VLF Scattering Characteristics of a Finite Cylindrical Conductor in the Anisotropic Ionosphere

Spaceborne antennas operated in the very low frequency (VLF: 3-30 kHz) ranges play important roles in ionosphere exploration, satellite communication, and submarine communication. In this paper, we idealize the receiving antenna mounted on the satellite as a finite-length conducting cylinder and establish a theoretical approach for scattering characteristics of a cylinder in the ionosphere, behaving as an anisotropic plasma. Analytical expressions of scattered fields and current distributions of cylinders are derived with the integral equation (IE) method and method of moment (MoM).
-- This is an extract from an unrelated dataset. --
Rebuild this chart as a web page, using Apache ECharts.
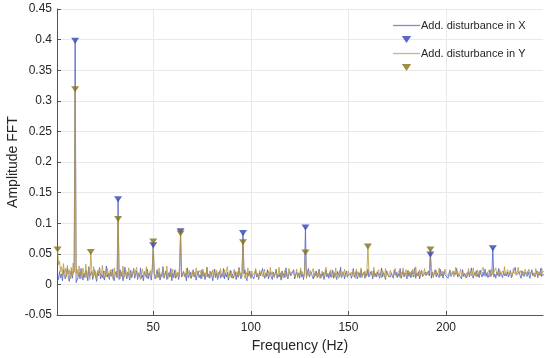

Contributions from the ordinary wave (O-wave) and extra-ordinary wave (E-wave) are combined to represent the total scattering and surface current induced on the cylinder. Numerical results show that the current distribution exhibits sensitivity to the dimension of the structure, including the radius and length of the cylinder and the incident angle. For instance, a symmetrical current distribution is obtained under normal incidence, while an offset current is generally found under oblique incidence. A “cohesion effect" along the direction of the geomagnetic field in the scattered pattern is observed. Moreover, the scattering to the E-wave is greater than that of the O-wave. Interestingly, the radar cross section (RCS) is gradually suppressed as the observation angle increases, in contrast to the conventional scattering in the free space. Potentially, the theoretical formulations and the predicted phenomena would help in understanding the basic properties of the VLF scattering in the ionosphere and planning related ionospheric experiments.